Definition

What it is

NVIDIA's optimized LLM inference framework built on TensorRT, providing hand-tuned CUDA kernels, in-flight batching, paged KV-cache, FP8 / FP4 / INT4 quantization, speculative decoding, and structured-output decoding. It is the highest-performance commercial path for serving LLMs on NVIDIA GPUs, particularly for Hopper (H100/H200) and Blackwell (B100/B200/GB200) hardware.

Why it exists

vLLM optimizes for *generality* across hardware; TensorRT-LLM optimizes for *peak throughput on NVIDIA silicon* by collapsing the kernel stack into hardware-specific paths (TMA descriptors, async warp specialization, FP8 tensor cores, NVLink-aware all-reduces). The cost is a longer model-compile cycle (engine builds) and reduced portability; the benefit is 1.5-3x throughput over vLLM on equivalent hardware for hot model families.

Primary use cases

High-throughput production inference for Llama/Mixtral/DeepSeek/Qwen model families on NVIDIA GPUs, batched serving with strict TPOT (time-per-output-token) targets, structured-output workloads (JSON generation, function calling) where the speculative-decoding stack is decisive, multi-GPU serving via NVLink with tensor-parallel + pipeline-parallel sharding.

Recent developments

Latest signals

Latest release: v1.2.1 (April 2026) — the project crossed 1.0. TensorRT-LLM left the 0.x series for a stabilized 1.x release line; the current tag is v1.2.1, a major-version shift from the prior 0.20.0 line (API stabilization + the move off the experimental versioning). Teams pinned to 0.x should plan the migration.
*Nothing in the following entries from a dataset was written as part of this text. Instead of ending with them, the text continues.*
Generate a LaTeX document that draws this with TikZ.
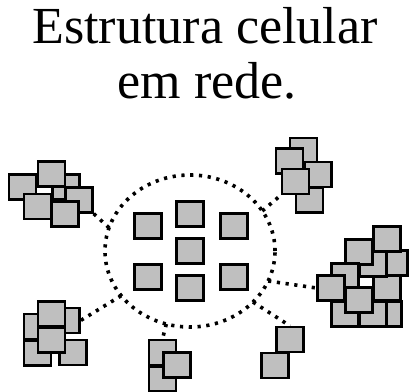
\documentclass[tikz,border=0pt]{standalone}
\usepackage{fontspec}
\setmainfont{Liberation Serif}
\usepackage{tikz}
\usetikzlibrary{shapes.geometric}

\begin{document}
\begin{tikzpicture}[x=0.025cm, y=-0.025cm,
  cell/.style={draw, line width=0.055cm, fill=black!25, inner sep=0pt,
    minimum width=\cellw, minimum height=\cellh},
  link/.style={line width=0.09cm, dash pattern=on 0.08cm off 0.14cm},
  title/.style={anchor=base, font=\fontsize{37}{40}\selectfont}]

% Cell size and network ring

\def\cellw{0.675cm}
\def\cellh{0.625cm}

\useasboundingbox (0,0) rectangle (410,391);

\node[title] (t1) at (205,43) {Estrutura celular};
\node[title] (t2) at (207,98) {em rede.};

\node[draw, ellipse, link, inner sep=0pt, outer sep=0pt,
  minimum width=4.25cm, minimum height=3.8cm] (net) at (190,251) {};

% Central cells
\node[cell] (c1) at (148,226) {};
\node[cell] (c2) at (190,214) {};
\node[cell] (c3) at (234,226) {};
\node[cell] (c4) at (190,251) {};
\node[cell] (c5) at (148,277) {};
\node[cell] (c6) at (190,288) {};
\node[cell] (c7) at (234,277) {};

% Top left group
\node[cell] (tl1) at (22.5,187) {};
\node[cell] (tl3) at (66,187) {};
\node[cell] (tl2) at (51.5,174) {};
\node[cell] (tl4) at (37.5,206.5) {};
\node[cell] (tl5) at (79,200) {};
\node[cell] (tl6) at (65,214) {};

% Top right group
\node[cell] (tr5) at (309.5,200) {};
\node[cell] (tr1) at (303.5,150.5) {};
\node[cell] (tr3) at (318,174.5) {};
\node[cell] (tr2) at (289.5,161) {};
\node[cell] (tr4) at (295.5,181.5) {};

% Right group
\node[cell] (r9) at (345,314) {};
\node[cell] (r11) at (388,314) {};
\node[cell] (r10) at (373,314) {};
\node[cell] (r8) at (387,288) {};
\node[cell] (r3) at (394,263) {};
\node[cell] (r1) at (387,239) {};
\node[cell] (r4) at (373,264) {};
\node[cell] (r2) at (359,252) {};
\node[cell] (r5) at (345,276) {};
\node[cell] (r6) at (331,288) {};
\node[cell] (r7) at (359,300) {};

% Bottom left group
\node[cell] (bl3) at (66,320.5) {};
\node[cell] (bl1) at (37.5,326.5) {};
\node[cell] (bl4) at (37.5,353) {};
\node[cell] (bl5) at (73,352.5) {};
\node[cell] (bl2) at (51.5,314) {};
\node[cell] (bl6) at (51.5,340) {};

% Bottom middle group
\node[cell] (bm1) at (162.5,352.5) {};
\node[cell] (bm3) at (162.5,379) {};
\node[cell] (bm2) at (177,365) {};

% Bottom right group
\node[cell] (br1) at (290,339.5) {};
\node[cell] (br2) at (275,365.5) {};

% Links to the ring
\draw[link] (net.164) -- (tl5.south east);
\draw[link] (net.29) -- (tr4.south west);
\draw[link] (net.-21) -- (r6.west);
\draw[link] (net.-39) -- (br1.north);
\draw[link] (net.252) -- (bm1.north);
\draw[link] (net.213) -- (bl3.east);

\end{tikzpicture}
\end{document}
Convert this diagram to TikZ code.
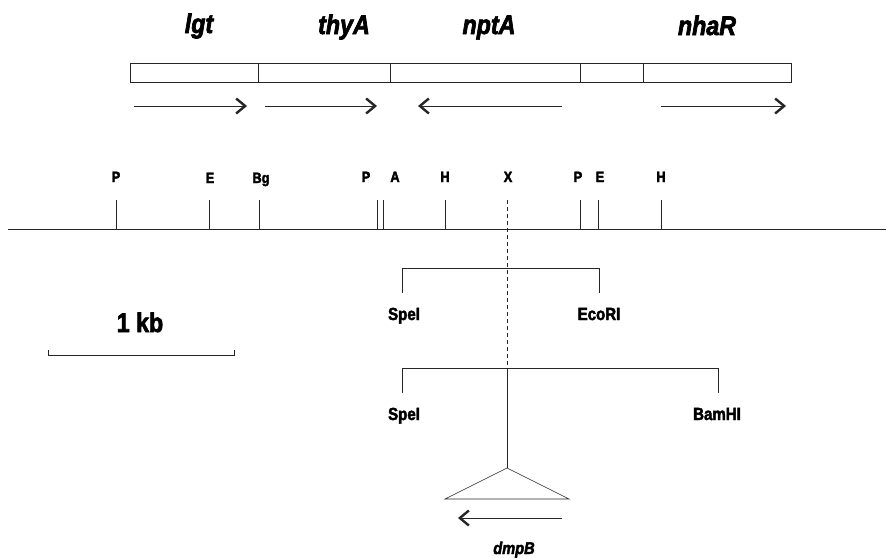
\documentclass[tikz,border=0pt]{standalone}
\usepackage{fontspec}
\setmainfont{Liberation Sans}
\newfontfamily\heavyfont{Liberation Sans}[FakeBold=2.5, FakeStretch=0.86]
\usetikzlibrary{arrows.meta}
\tikzset{
  ln/.style={line width=0.6pt, draw=black!85},
  gene/.style={font=\heavyfont\fontsize{27}{27}\selectfont\bfseries\itshape, inner sep=0pt, anchor=base},
  site/.style={font=\heavyfont\fontsize{15}{15}\selectfont\bfseries, inner sep=0pt, anchor=base},
  enz/.style={font=\heavyfont\fontsize{17.5}{17.5}\selectfont\bfseries, inner sep=0pt, anchor=base},
  dirarrow/.style={ln, -{Straight Barb[length=9pt,width=15pt,line width=2.4pt]}},
}
\begin{document}
\begin{tikzpicture}[x=1pt,y=-1pt]
\useasboundingbox (0,0) rectangle (886,557);
% gene names
\node[gene] (lgt) at (199,33) {lgt};
\node[gene] (thyA) at (344,34) {thyA};
\node[gene] (nptA) at (489,34) {nptA};
\node[gene] (nhaR) at (707,35) {nhaR};
% gene box
\draw[ln] (130,63) rectangle (791,82);
\foreach \x in {258,390,580,643} \draw[ln] (\x,63) -- (\x,82);
% direction arrows
\coordinate (a1s) at (134,106); \coordinate (a1e) at (247,106);
\coordinate (a2s) at (265,106); \coordinate (a2e) at (377,106);
\coordinate (a3s) at (562,106); \coordinate (a3e) at (418,106);
\coordinate (a4s) at (661,106); \coordinate (a4e) at (786,106);
\draw[dirarrow] (a1s) -- (a1e);
\draw[dirarrow] (a2s) -- (a2e);
\draw[dirarrow] (a3s) -- (a3e);
\draw[dirarrow] (a4s) -- (a4e);
% restriction map
\coordinate (mapL) at (8,229); \coordinate (mapR) at (886,229);
\draw[ln] (mapL) -- (mapR);
\foreach \x in {116,209,259,377,383,445,580,598,661} \draw[ln] (\x,200) -- (\x,229);
\node[site] (sP1) at (116,182) {P};
\node[site] (sE1) at (210,183) {E};
\node[site] (sBg) at (261,183) {Bg};
\node[site] (sP2) at (366,182) {P};
\node[site] (sA) at (395,182) {A};
\node[site] (sH1) at (445,182) {H};
\node[site] (sX) at (508,182) {X};
\node[site] (sP3) at (578,182) {P};
\node[site] (sE2) at (600,182) {E};
\node[site] (sH2) at (661,182) {H};
% insertion line
\coordinate (xtop) at (507,200);
\coordinate (xmid) at (507,368);
\coordinate (apex) at (507,468);
\draw[ln, dash pattern=on 4pt off 3pt] (xtop) -- (xmid);
\draw[ln] (xmid) -- (apex);
% brackets
\draw[ln] (402,293) -- (402,268) -- (599,268) -- (599,293);
\node[enz] (spe1) at (404,320) {SpeI};
\node[enz] (eco) at (599,320) {EcoRI};
\draw[ln] (402,393) -- (402,368) -- (718,368) -- (718,393);
\node[enz] (spe2) at (404,420) {SpeI};
\node[enz] (bam) at (717,420) {BamHI};
% scale bar
\node[font=\heavyfont\fontsize{27}{27}\selectfont\bfseries, inner sep=0pt, anchor=base] (kb) at (140,332) {1 kb};
\draw[ln] (48,350) -- (48,355) -- (234,355) -- (234,350);
% transposon triangle
\draw[ln] (apex) -- (445,499) -- (569,499) -- cycle;
\coordinate (dS) at (562,518); \coordinate (dE) at (458,518);
\draw[dirarrow] (dS) -- (dE);
\node[font=\heavyfont\fontsize{17}{17}\selectfont\bfseries\itshape, inner sep=0pt, anchor=base] (dmpB) at (514,554) {dmpB};
\end{tikzpicture}
\end{document}
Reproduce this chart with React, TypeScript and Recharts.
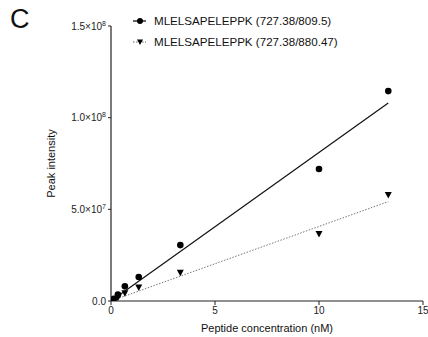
import { ScatterChart, Scatter, XAxis, YAxis, Label } from 'recharts';

const concentration = [0, 0.0333, 0.0667, 0.1333, 0.3333, 0.6667, 1.333, 3.333, 10, 13.33];
const intensity809 = [0, 2e5, 5e5, 1.2e6, 3.5e6, 8.0e6, 1.31e7, 3.05e7, 7.2e7, 1.145e8];
const intensity880 = [0, 1e5, 2.5e5, 6e5, 1.8e6, 4.2e6, 7.3e6, 1.54e7, 3.65e7, 5.78e7];
const fitX = [0, 13.33];
const fit809 = [0, 1.08e8];
const fit880 = [0, 5.42e7];
const xTicks = [0, 5, 10, 15];
const yTicks = [0, 5e7, 1e8, 1.5e8];
const yTickText: Record<number, [string, string]> = {
  0: ['0.0', ''],
  50000000: ['5.0×10', '7'],
  100000000: ['1.0×10', '8'],
  150000000: ['1.5×10', '8'],
};
const seriesNames = ['MLELSAPELEPPK (727.38/809.5)', 'MLELSAPELEPPK (727.38/880.47)'];

const FONT = 'Arial, "Liberation Sans", sans-serif';
const pts809 = concentration.map((x, i) => ({ x, y: intensity809[i] }));
const pts880 = concentration.map((x, i) => ({ x, y: intensity880[i] }));
const line809 = fitX.map((x, i) => ({ x, y: fit809[i] }));
const line880 = fitX.map((x, i) => ({ x, y: fit880[i] }));

const Dot = (p: any) => <circle cx={p.cx} cy={p.cy} r={3.3} fill="#000" />;
const Tri = (p: any) => (
  <path d={`M${p.cx - 3.5},${p.cy - 3} L${p.cx + 3.5},${p.cy - 3} L${p.cx},${p.cy + 3.5} Z`} fill="#000" />
);
const Nothing = () => <g />;

const YTick = ({ x, y, payload }: any) => {
  const [base, sup] = yTickText[payload.value] ?? [String(payload.value), ''];
  return (
    <text x={x} y={y + 3.5} textAnchor="end" fontSize={10} fontFamily={FONT} fill="#222">
      {base}
      {sup && <tspan dy={-4} fontSize={7}>{sup}</tspan>}
    </text>
  );
};

export default function App() {
  return (
    <div style={{ position: 'absolute', left: 0, top: 0, width: 428, height: 337, background: '#fff', fontFamily: FONT }}>
      <div style={{ position: 'absolute', left: 10, top: 4, fontSize: 27, color: '#111' }}>C</div>
      <div style={{ position: 'absolute', left: 130, top: 10, fontSize: 11.6, color: '#111', zIndex: 2 }}>
        {seriesNames.map((n, i) => (
          <div key={i} style={{ display: 'flex', alignItems: 'center', height: 21 }}>
            <svg width={24} height={12}>
              <line x1={3} y1={6} x2={16} y2={6} stroke={i === 0 ? '#000' : '#666'} strokeWidth={i === 0 ? 1.2 : 1} strokeDasharray={i === 0 ? undefined : '1.5 1.5'} />
              {i === 0 ? <circle cx={10} cy={6} r={3} fill="#000" /> : <path d="M7,3.5 L13,3.5 L10,9 Z" fill="#000" />}
            </svg>
            <span>{n}</span>
          </div>
        ))}
      </div>
      <ScatterChart width={428} height={337} margin={{ top: 26, right: 5, left: 0, bottom: 0 }}>
        <XAxis
          type="number"
          dataKey="x"
          domain={[0, 15]}
          ticks={xTicks}
          allowDataOverflow
          height={36}
          axisLine={{ stroke: '#222', strokeWidth: 1.2 }}
          tickLine={{ stroke: '#222' }}
          tickSize={4}
          tick={{ fontSize: 10, fill: '#222', fontFamily: FONT }}
        >
          <Label value="Peptide concentration (nM)" position="insideBottom" offset={5} style={{ fontSize: 11, fill: '#111', fontFamily: FONT }} />
        </XAxis>
        <YAxis
          type="number"
          dataKey="y"
          domain={[0, 1.5e8]}
          ticks={yTicks}
          allowDataOverflow
          width={111}
          axisLine={{ stroke: '#222', strokeWidth: 1.2 }}
          tickLine={{ stroke: '#222' }}
          tickSize={3}
          tick={<YTick />}
        >
          <Label value="Peak intensity" angle={-90} position="insideLeft" offset={51} style={{ fontSize: 11, fill: '#111', fontFamily: FONT, textAnchor: 'middle' }} />
        </YAxis>
        <Scatter data={line809} line={{ stroke: '#111', strokeWidth: 1.2 }} shape={<Nothing />} isAnimationActive={false} />
        <Scatter data={line880} line={{ stroke: '#777', strokeWidth: 1, strokeDasharray: '1.5 1.5' }} shape={<Nothing />} isAnimationActive={false} />
        <Scatter data={pts809} shape={<Dot />} isAnimationActive={false} />
        <Scatter data={pts880} shape={<Tri />} isAnimationActive={false} />
      </ScatterChart>
    </div>
  );
}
Per NVIDIA/TensorRT-LLM releases.
Native KV-cache offload to host CPU + NVMe. Tiered KV-cache management mirrors LMCache's HBM → host DRAM → NVMe spill pattern; prefix caches are re-warmed on demand. See the TensorRT-LLM repo for the kernel-level implementation.
Disaggregated serving via Triton. Prefill-decode disaggregation is supported through Triton Inference Server's executor pools; prefill engines on one accelerator class, decode engines on another, with NIXL shipping caches between them. Per the Triton Inference Server docs.
Decoupled RoPE + MLA kernels merged. TensorRT-LLM added native kernels for DeepSeek's MLA + Decoupled RoPE pattern, removing the prior performance penalty for serving DeepSeek family models. Per the TensorRT-LLM repo.